### EXTRACTED DATA

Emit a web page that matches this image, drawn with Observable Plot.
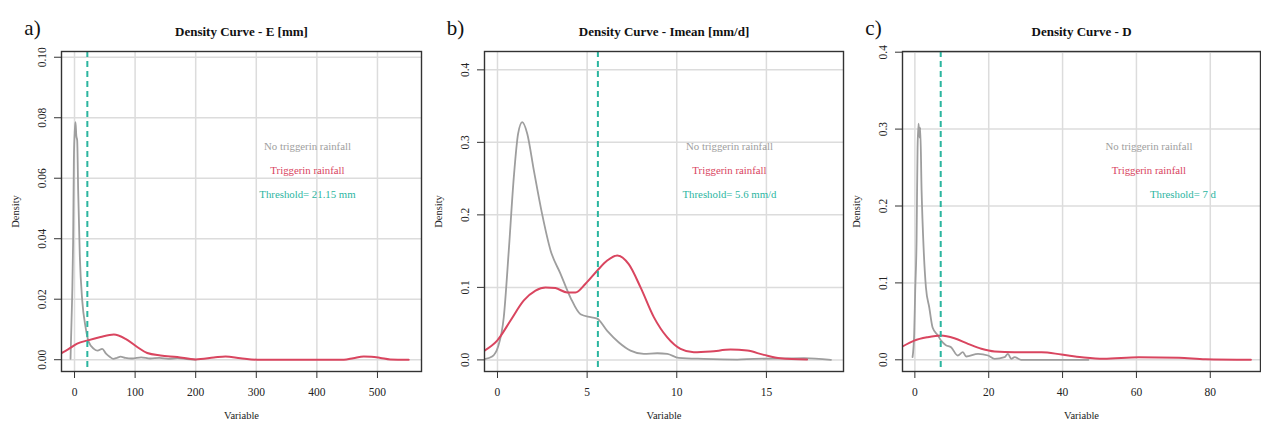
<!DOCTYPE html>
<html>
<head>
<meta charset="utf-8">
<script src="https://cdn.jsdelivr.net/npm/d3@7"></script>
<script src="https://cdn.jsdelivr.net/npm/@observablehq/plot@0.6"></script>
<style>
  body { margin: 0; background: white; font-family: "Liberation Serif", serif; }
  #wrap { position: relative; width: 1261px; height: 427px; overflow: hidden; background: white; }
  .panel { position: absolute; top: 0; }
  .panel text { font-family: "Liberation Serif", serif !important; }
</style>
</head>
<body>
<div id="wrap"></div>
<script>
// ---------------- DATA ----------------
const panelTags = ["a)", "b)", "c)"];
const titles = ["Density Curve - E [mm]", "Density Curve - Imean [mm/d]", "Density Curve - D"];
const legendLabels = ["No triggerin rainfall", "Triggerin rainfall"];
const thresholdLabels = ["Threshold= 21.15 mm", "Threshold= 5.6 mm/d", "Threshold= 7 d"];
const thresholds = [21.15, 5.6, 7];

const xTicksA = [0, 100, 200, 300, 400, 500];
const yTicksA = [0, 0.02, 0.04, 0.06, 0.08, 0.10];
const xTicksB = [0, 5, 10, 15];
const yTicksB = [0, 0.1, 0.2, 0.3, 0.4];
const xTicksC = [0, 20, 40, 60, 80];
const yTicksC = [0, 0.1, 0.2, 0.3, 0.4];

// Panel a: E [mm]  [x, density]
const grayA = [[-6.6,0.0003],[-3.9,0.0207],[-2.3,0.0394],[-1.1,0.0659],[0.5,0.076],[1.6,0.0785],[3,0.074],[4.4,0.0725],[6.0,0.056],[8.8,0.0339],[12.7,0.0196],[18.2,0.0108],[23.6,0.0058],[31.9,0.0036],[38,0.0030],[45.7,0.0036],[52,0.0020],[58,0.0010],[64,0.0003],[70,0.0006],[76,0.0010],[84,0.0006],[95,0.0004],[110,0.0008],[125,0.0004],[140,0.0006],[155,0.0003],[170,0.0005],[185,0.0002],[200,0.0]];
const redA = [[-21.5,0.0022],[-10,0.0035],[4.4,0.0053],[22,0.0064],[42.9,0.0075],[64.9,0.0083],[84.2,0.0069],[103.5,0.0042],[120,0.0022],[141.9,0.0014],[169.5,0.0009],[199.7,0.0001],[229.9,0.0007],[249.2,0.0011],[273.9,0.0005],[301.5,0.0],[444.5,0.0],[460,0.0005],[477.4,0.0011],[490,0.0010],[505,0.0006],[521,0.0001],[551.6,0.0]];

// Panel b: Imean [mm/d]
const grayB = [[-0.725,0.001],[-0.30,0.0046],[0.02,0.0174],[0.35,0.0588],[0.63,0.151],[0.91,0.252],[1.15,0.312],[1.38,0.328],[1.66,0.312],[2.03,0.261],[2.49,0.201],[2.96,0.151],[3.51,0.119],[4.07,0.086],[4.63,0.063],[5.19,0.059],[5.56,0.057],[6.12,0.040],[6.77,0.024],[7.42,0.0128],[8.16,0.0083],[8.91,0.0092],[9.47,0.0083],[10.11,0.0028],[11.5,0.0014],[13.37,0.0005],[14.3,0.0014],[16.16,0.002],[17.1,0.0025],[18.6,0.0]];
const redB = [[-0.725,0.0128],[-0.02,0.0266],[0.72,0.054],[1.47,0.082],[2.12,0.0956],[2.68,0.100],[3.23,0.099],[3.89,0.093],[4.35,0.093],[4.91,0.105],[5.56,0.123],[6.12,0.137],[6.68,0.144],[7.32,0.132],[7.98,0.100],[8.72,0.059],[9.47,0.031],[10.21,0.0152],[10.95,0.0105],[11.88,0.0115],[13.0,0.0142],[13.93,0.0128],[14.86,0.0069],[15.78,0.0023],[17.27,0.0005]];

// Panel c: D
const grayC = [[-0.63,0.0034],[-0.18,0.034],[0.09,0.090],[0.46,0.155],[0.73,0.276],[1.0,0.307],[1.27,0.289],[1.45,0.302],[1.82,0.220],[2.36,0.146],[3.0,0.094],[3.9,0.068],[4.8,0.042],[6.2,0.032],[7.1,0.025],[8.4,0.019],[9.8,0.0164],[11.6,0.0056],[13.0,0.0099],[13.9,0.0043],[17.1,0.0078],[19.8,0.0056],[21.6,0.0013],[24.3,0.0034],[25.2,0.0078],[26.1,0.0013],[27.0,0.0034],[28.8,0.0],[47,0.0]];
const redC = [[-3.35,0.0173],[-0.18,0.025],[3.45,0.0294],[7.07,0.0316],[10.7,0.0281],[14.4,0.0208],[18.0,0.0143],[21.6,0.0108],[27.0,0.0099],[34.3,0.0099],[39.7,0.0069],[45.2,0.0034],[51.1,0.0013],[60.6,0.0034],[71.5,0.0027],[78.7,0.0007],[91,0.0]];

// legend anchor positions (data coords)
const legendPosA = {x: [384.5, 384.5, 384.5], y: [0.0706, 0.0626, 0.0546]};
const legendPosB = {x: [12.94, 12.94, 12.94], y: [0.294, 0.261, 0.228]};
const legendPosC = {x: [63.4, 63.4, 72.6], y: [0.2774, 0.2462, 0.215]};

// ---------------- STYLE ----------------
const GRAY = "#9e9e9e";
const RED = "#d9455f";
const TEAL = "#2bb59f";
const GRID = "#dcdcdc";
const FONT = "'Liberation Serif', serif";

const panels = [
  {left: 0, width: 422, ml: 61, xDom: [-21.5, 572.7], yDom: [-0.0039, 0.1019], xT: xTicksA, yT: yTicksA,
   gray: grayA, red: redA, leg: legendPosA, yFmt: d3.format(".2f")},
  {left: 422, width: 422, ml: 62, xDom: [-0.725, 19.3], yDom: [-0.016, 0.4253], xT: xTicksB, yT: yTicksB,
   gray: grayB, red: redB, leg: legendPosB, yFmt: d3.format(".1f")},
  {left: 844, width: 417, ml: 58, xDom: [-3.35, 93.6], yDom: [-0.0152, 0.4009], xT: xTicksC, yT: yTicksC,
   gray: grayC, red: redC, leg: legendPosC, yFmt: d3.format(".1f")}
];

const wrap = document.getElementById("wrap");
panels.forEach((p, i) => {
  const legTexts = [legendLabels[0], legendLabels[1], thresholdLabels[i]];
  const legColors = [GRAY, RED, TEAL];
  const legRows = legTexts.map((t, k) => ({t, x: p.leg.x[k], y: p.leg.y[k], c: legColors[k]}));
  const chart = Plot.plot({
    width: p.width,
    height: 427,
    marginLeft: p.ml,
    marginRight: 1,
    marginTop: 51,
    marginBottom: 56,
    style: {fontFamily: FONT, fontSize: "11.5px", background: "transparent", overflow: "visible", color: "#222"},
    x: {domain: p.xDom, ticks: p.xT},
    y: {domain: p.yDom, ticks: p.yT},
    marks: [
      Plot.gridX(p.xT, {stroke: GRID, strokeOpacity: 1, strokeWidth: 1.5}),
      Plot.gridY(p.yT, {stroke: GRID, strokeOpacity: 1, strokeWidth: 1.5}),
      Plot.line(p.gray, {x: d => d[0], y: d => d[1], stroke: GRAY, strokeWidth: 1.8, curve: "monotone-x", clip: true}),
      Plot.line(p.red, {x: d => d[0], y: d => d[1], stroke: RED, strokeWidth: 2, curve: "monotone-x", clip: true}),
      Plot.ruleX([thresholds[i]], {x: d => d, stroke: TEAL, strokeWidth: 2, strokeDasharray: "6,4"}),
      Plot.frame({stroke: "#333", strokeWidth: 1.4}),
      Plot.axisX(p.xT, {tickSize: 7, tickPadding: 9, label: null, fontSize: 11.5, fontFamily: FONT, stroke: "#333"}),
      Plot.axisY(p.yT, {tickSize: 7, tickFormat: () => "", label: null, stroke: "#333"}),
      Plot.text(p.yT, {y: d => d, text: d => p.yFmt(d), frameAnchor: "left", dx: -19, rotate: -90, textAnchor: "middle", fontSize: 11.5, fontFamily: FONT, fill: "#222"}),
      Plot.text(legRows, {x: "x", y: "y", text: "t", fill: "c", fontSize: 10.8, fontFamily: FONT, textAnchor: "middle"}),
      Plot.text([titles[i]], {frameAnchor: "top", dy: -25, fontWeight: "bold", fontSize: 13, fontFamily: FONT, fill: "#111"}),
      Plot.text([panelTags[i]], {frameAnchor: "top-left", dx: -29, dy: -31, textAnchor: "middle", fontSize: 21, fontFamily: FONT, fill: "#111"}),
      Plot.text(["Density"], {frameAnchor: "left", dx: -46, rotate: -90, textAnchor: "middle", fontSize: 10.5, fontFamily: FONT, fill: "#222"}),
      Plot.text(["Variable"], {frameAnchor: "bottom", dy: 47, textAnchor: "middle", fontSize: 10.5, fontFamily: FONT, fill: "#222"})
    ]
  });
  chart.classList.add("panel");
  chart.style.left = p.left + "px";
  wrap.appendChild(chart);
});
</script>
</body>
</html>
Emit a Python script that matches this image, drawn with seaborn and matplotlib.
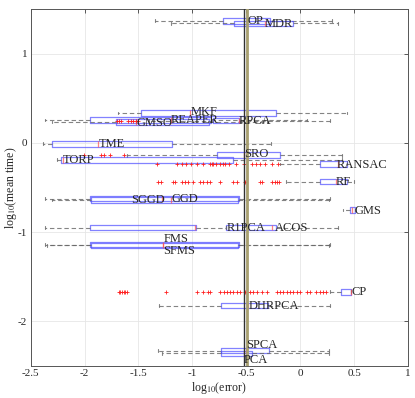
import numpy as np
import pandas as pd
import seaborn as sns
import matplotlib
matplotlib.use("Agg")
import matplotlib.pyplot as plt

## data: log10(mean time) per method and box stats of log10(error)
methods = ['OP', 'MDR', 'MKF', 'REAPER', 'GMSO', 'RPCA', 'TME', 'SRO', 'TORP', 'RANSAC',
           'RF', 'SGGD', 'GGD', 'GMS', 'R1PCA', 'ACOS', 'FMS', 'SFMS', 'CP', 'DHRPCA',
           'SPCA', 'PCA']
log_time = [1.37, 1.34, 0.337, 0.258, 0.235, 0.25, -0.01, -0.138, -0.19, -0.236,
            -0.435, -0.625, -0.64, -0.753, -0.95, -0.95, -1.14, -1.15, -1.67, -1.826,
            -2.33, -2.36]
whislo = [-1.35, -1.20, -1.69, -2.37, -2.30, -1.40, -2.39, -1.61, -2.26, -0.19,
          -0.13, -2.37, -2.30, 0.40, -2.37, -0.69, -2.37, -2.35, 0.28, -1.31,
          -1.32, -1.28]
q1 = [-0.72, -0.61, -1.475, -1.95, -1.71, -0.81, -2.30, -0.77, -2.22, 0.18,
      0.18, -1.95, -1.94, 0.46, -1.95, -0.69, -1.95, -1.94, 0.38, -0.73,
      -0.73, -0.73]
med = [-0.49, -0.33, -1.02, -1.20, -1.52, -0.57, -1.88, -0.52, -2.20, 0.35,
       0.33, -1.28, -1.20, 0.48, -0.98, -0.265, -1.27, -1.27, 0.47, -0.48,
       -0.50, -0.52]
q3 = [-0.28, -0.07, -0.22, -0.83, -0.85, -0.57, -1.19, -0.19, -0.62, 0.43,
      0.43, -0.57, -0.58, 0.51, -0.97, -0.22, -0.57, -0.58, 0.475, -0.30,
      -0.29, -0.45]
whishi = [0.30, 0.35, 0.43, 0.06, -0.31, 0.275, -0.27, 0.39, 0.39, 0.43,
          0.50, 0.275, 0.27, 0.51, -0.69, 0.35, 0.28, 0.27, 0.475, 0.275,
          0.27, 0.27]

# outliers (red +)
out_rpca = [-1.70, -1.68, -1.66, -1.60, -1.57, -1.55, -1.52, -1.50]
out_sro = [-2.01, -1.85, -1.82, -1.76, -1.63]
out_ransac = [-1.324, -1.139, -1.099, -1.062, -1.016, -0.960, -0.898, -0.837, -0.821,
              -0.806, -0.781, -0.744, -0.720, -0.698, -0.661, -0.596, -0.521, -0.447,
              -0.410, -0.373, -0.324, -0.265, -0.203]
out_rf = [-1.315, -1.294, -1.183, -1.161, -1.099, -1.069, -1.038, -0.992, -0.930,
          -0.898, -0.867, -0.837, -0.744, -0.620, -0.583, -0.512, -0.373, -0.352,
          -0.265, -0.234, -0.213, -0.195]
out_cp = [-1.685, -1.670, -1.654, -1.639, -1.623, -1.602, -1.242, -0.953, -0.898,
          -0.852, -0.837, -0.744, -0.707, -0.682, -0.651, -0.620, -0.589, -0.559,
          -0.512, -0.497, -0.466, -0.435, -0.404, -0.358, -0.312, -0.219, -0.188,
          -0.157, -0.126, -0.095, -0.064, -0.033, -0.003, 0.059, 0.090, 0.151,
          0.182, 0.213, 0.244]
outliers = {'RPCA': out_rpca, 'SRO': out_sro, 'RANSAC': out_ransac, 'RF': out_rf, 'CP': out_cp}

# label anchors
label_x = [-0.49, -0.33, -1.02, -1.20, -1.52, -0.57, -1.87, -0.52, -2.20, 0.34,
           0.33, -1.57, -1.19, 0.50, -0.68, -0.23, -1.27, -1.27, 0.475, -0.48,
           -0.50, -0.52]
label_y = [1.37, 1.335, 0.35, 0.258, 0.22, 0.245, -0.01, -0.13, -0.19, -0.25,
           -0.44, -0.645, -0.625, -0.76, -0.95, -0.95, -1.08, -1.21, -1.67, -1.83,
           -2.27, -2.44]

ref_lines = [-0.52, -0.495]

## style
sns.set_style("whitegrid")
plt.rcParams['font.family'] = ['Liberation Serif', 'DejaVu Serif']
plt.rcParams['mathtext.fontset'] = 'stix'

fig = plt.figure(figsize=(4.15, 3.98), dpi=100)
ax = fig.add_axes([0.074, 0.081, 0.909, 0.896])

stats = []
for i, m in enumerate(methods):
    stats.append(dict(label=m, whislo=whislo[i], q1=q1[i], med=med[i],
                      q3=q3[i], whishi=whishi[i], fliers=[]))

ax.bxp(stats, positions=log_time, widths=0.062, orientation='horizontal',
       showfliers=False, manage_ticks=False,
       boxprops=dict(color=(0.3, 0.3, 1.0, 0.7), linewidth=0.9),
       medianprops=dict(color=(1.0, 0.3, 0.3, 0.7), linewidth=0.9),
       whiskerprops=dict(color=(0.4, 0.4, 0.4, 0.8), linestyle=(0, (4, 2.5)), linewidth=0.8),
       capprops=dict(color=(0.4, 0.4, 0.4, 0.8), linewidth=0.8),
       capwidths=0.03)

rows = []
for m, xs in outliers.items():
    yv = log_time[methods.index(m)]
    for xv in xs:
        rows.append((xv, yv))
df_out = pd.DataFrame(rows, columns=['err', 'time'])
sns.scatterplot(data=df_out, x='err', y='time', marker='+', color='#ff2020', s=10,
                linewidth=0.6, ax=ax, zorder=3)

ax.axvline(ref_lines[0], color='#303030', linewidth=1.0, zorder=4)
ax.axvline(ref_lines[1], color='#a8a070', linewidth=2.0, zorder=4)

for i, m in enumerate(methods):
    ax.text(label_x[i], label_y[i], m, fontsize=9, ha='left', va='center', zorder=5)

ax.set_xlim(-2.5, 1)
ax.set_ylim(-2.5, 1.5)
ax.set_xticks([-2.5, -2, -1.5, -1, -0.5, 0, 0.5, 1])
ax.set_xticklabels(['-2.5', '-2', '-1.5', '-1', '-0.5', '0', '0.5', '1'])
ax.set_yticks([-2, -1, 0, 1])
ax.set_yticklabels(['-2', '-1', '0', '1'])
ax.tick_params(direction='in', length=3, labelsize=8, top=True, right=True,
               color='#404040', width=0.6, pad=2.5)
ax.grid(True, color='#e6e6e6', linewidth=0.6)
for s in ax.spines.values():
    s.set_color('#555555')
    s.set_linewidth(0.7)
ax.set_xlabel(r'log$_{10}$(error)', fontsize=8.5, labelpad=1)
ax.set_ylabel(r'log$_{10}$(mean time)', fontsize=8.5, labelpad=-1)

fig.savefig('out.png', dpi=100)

### DIRECTIONS
Look above for the line with "Emit a Python" and copy exactly from it through the line with "0.27, 0.27]", both included. Omit the pictures.

### SOLUTION
Emit a Python script that matches this image, drawn with seaborn and matplotlib.
import numpy as np
import pandas as pd
import seaborn as sns
import matplotlib
matplotlib.use("Agg")
import matplotlib.pyplot as plt

## data: log10(mean time) per method and box stats of log10(error)
methods = ['OP', 'MDR', 'MKF', 'REAPER', 'GMSO', 'RPCA', 'TME', 'SRO', 'TORP', 'RANSAC',
           'RF', 'SGGD', 'GGD', 'GMS', 'R1PCA', 'ACOS', 'FMS', 'SFMS', 'CP', 'DHRPCA',
           'SPCA', 'PCA']
log_time = [1.37, 1.34, 0.337, 0.258, 0.235, 0.25, -0.01, -0.138, -0.19, -0.236,
            -0.435, -0.625, -0.64, -0.753, -0.95, -0.95, -1.14, -1.15, -1.67, -1.826,
            -2.33, -2.36]
whislo = [-1.35, -1.20, -1.69, -2.37, -2.30, -1.40, -2.39, -1.61, -2.26, -0.19,
          -0.13, -2.37, -2.30, 0.40, -2.37, -0.69, -2.37, -2.35, 0.28, -1.31,
          -1.32, -1.28]
q1 = [-0.72, -0.61, -1.475, -1.95, -1.71, -0.81, -2.30, -0.77, -2.22, 0.18,
      0.18, -1.95, -1.94, 0.46, -1.95, -0.69, -1.95, -1.94, 0.38, -0.73,
      -0.73, -0.73]
med = [-0.49, -0.33, -1.02, -1.20, -1.52, -0.57, -1.88, -0.52, -2.20, 0.35,
       0.33, -1.28, -1.20, 0.48, -0.98, -0.265, -1.27, -1.27, 0.47, -0.48,
       -0.50, -0.52]
q3 = [-0.28, -0.07, -0.22, -0.83, -0.85, -0.57, -1.19, -0.19, -0.62, 0.43,
      0.43, -0.57, -0.58, 0.51, -0.97, -0.22, -0.57, -0.58, 0.475, -0.30,
      -0.29, -0.45]
whishi = [0.30, 0.35, 0.43, 0.06, -0.31, 0.275, -0.27, 0.39, 0.39, 0.43,
          0.50, 0.275, 0.27, 0.51, -0.69, 0.35, 0.28, 0.27, 0.475, 0.275,
          0.27, 0.27]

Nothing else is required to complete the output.